SLA and Guarantees

Our commitment to reliability, performance, and service quality for your sandbox environments.

At VaultSandbox, we understand that reliable infrastructure is critical for your development and testing workflows. Our Service Level Agreement (SLA) outlines our commitments to availability, performance, and support for your sandbox environments.
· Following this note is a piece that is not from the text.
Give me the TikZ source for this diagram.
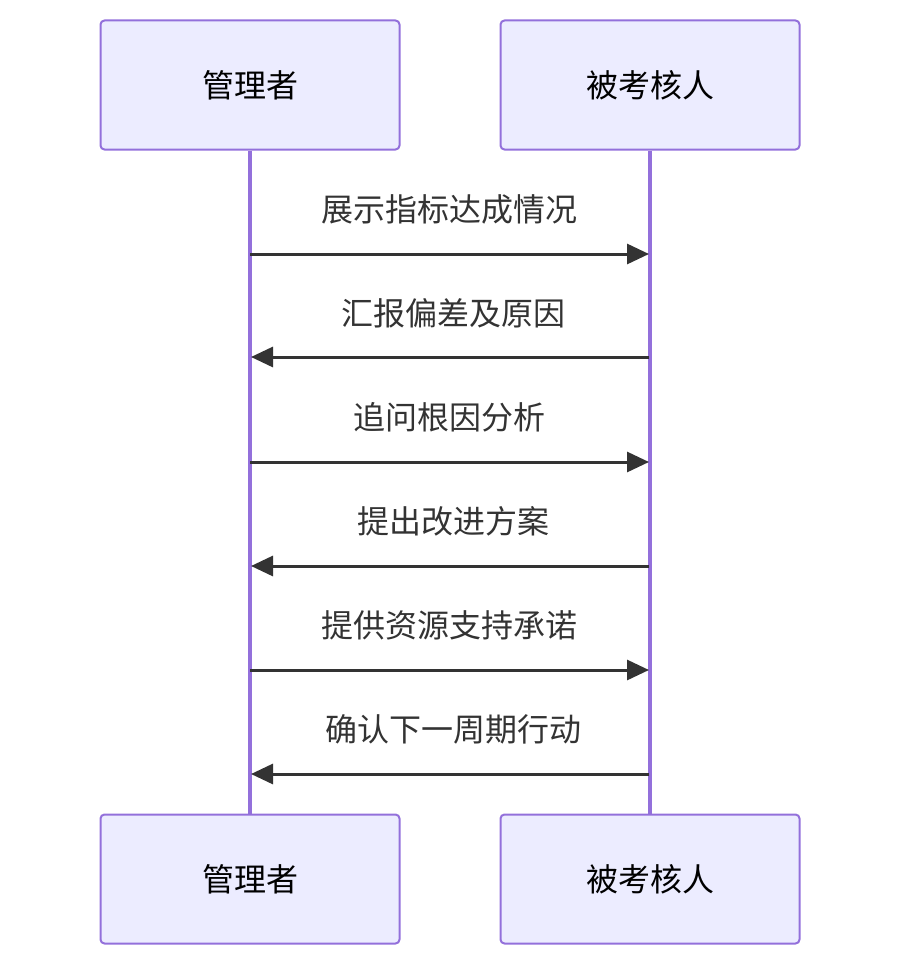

This SLA applies to all paid subscription tiers of the VaultSandbox platform. While we strive to maintain the same level of service for trial accounts, formal SLA commitments and service credits are only applicable to paid subscriptions.

SLA Summary

Control Plane Availability

99.95%

Provisioning Success Rate

99.9%

Support Response Time

1 hour (critical)

Service Level Definitions

1. Control Plane Availability

The Control Plane includes our management API, web console, and core services that enable environment provisioning, management, and monitoring. This does not include the actual sandbox environments themselves, which are covered by separate guarantees.

Commitment:
  • 99.95% monthly uptime for the Control Plane
  • Measured as the percentage of successful API requests and web console availability
  • Excludes scheduled maintenance windows (announced at least 48 hours in advance)
Monthly Uptime Calculation:

(Total minutes in month - Downtime minutes) / Total minutes in month × 100%

2. Provisioning Success Rate

This metric measures the reliability of our environment provisioning system, which is critical for on-demand sandbox creation. It covers the success rate of environment creation requests that meet our documented specifications.

Commitment:
  • 99.9% success rate for environment provisioning requests
  • Measured as the percentage of successful environment creation operations
  • Excludes failures due to customer configuration errors or resource quota limitations
Provisioning Success Rate Calculation:

(Successful provisioning requests / Total valid provisioning requests) × 100%

3. Sandbox Environment Reliability

Once provisioned, sandbox environments should maintain stability and performance. This metric covers the reliability of running sandbox environments.

Commitment:
  • 99.5% availability for individual sandbox environments
  • Measured from the time of successful provisioning until scheduled termination
  • Excludes environments automatically terminated due to cost control policies
Environment Availability Calculation:

(Total running time - Unplanned downtime) / Total running time × 100%

4. Snapshot and Restore Operations

The reliability and performance of snapshot and restore operations are critical for development workflows that depend on environment state management.

Commitments:
  • 99.9% success rate for snapshot operations
  • 99.9% success rate for restore operations
  • Maximum snapshot creation time: 5 minutes per 100GB
  • Maximum restore time: 10 minutes per 100GB
Success Rate Calculation:

(Successful operations / Total operations) × 100%

5. API Response Time

For automation workflows, API performance is critical. This metric ensures that our API endpoints respond within acceptable timeframes.

Commitment:
  • 95% of API requests will complete within 500ms
  • 99% of API requests will complete within 1000ms
  • Excludes long-running operations (provisioning, snapshot, etc.) which have separate metrics
Performance Calculation:

Based on server-side response time measurements over a calendar month.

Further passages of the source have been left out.